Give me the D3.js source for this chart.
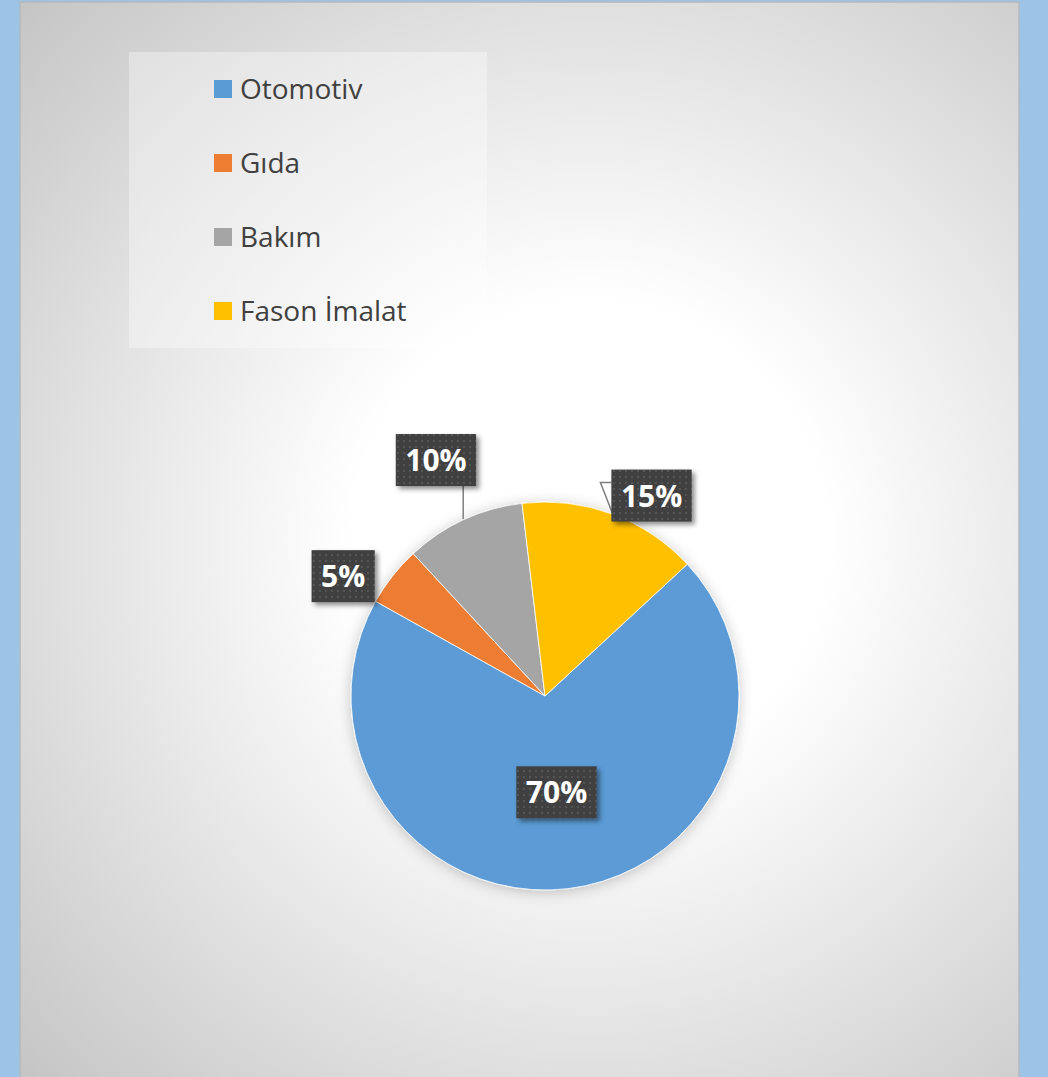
<!DOCTYPE html>
<html>
<head>
<meta charset="utf-8">
<script src="https://cdn.jsdelivr.net/npm/d3@7"></script>
<style>
  html, body { margin: 0; padding: 0; background: #9dc3e6; }
  svg { display: block; }
</style>
</head>
<body>
<div id="chart"></div>
<script>
var categories = ["Otomotiv", "Gıda", "Bakım", "Fason İmalat"];
var values = [70, 5, 10, 15];
var labels = ["70%", "5%", "10%", "15%"];

// label placement, tuned by eye (radius as share of pie radius, turn in degrees)
var labelRadius = [0.5, 1.21, 1.34, 1.17];
var labelTurn = [0, -7.5, 0, 7.8];
var leaders = [null, null, "down", "side"];

var W = 1048, H = 1077;
var cx = 545, cy = 696, R = 194;

var color = d3.scaleOrdinal()
  .domain(categories)
  .range(["#5b9bd5", "#ed7d31", "#a5a5a5", "#ffc000"]);

var svg = d3.select("#chart")
  .append("svg")
    .attr("width", W)
    .attr("height", H);

var defs = svg.append("defs");

var bg = defs.append("radialGradient")
  .attr("id", "bg")
  .attr("gradientUnits", "userSpaceOnUse")
  .attr("cx", 590).attr("cy", 540).attr("r", 790);
bg.append("stop").attr("offset", "0").attr("stop-color", "#ffffff");
bg.append("stop").attr("offset", "0.3").attr("stop-color", "#ffffff");
bg.append("stop").attr("offset", "0.6").attr("stop-color", "#e6e6e6");
bg.append("stop").attr("offset", "1").attr("stop-color", "#c4c4c4");

var dots = defs.append("pattern")
  .attr("id", "dots")
  .attr("patternUnits", "userSpaceOnUse")
  .attr("width", 6).attr("height", 6);
dots.append("rect").attr("width", 6).attr("height", 6).attr("fill", "#404040");
dots.append("rect").attr("x", 2).attr("y", 2).attr("width", 2).attr("height", 2).attr("fill", "#555555");

var shadow = defs.append("filter")
  .attr("id", "shadow")
  .attr("x", "-20%").attr("y", "-20%").attr("width", "150%").attr("height", "150%");
shadow.append("feDropShadow")
  .attr("dx", 3).attr("dy", 3).attr("stdDeviation", 2.5)
  .attr("flood-color", "#000").attr("flood-opacity", 0.45);

var glow = defs.append("filter")
  .attr("id", "glow")
  .attr("x", "-20%").attr("y", "-20%").attr("width", "140%").attr("height", "140%");
glow.append("feDropShadow")
  .attr("dx", 0).attr("dy", 2).attr("stdDeviation", 7)
  .attr("flood-color", "#000").attr("flood-opacity", 0.22);

// chart area
svg.append("rect")
  .attr("x", 20).attr("y", 2)
  .attr("width", 999).attr("height", H + 10)
  .attr("fill", "url(#bg)")
  .attr("stroke", "#b4b9be")
  .attr("stroke-width", 1.5);

// legend
var legend = svg.append("g");
legend.append("rect")
  .attr("x", 129).attr("y", 52)
  .attr("width", 358).attr("height", 296)
  .attr("fill", "#ffffff")
  .attr("fill-opacity", 0.35);

var row = d3.scalePoint()
  .domain(categories)
  .range([89, 311]);

var item = legend.selectAll(".item")
  .data(categories)
  .enter().append("g")
    .attr("class", "item")
    .attr("transform", d => `translate(214,${row(d)})`);

item.append("rect")
  .attr("y", -9)
  .attr("width", 18).attr("height", 18)
  .attr("fill", d => color(d));

item.append("text")
  .attr("x", 26)
  .attr("y", 10)
  .attr("font-family", "'Open Sans', sans-serif")
  .attr("font-size", 28)
  .attr("fill", "#404040")
  .text(d => d);

// pie
var pie = d3.pie()
  .sort(null)
  .startAngle(47.2 * Math.PI / 180)
  .endAngle(47.2 * Math.PI / 180 + 2 * Math.PI);

var arcs = pie(values);

var arc = d3.arc()
  .innerRadius(0)
  .outerRadius(R);

var g = svg.append("g")
  .attr("transform", `translate(${cx},${cy})`);

g.append("g")
  .attr("filter", "url(#glow)")
  .selectAll("path")
  .data(arcs)
  .enter().append("path")
    .attr("d", arc)
    .attr("fill", (d, i) => color(categories[i]))
    .attr("stroke", "#ffffff")
    .attr("stroke-width", 0.8);

// data labels
function polar(r, a) {
  return [r * Math.sin(a), -r * Math.cos(a)];
}

var lab = g.selectAll(".lab")
  .data(arcs)
  .enter().append("g")
    .attr("class", "lab");

lab.each(function(d, i) {
  var sel = d3.select(this);
  var mid = (d.startAngle + d.endAngle) / 2;
  var p = polar(R * labelRadius[i], mid + labelTurn[i] * Math.PI / 180);

  var t = sel.append("text")
    .attr("x", p[0])
    .attr("y", p[1] + 11)
    .attr("text-anchor", "middle")
    .attr("font-family", "'Open Sans', sans-serif")
    .attr("font-weight", "bold")
    .attr("font-size", 30)
    .attr("fill", "#ffffff")
    .text(labels[i]);

  var bw = t.node().getBBox().width + 19, bh = 52;
  var bx = p[0] - bw / 2, by = p[1] - bh / 2;

  sel.insert("rect", "text")
    .attr("x", bx).attr("y", by)
    .attr("width", bw).attr("height", bh)
    .attr("fill", "url(#dots)")
    .attr("filter", "url(#shadow)");

  var e = polar(R + 1, mid);
  var pts = null;
  if (leaders[i] === "down") pts = [e, [e[0], by + bh]];
  if (leaders[i] === "side") pts = [e, [bx - 11, by + 13], [bx, by + 13]];
  if (pts) {
    sel.insert("path", "rect")
      .attr("d", d3.line()(pts))
      .attr("fill", "none")
      .attr("stroke", "#7f7f7f")
      .attr("stroke-width", 1.5);
  }
});
</script>
</body>
</html>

Work to do
Go over the data above and copy every line that has the word "chart" in it.

Final answer
Give me the D3.js source for this chart.
<div id="chart"></div>
var svg = d3.select("#chart")
// chart area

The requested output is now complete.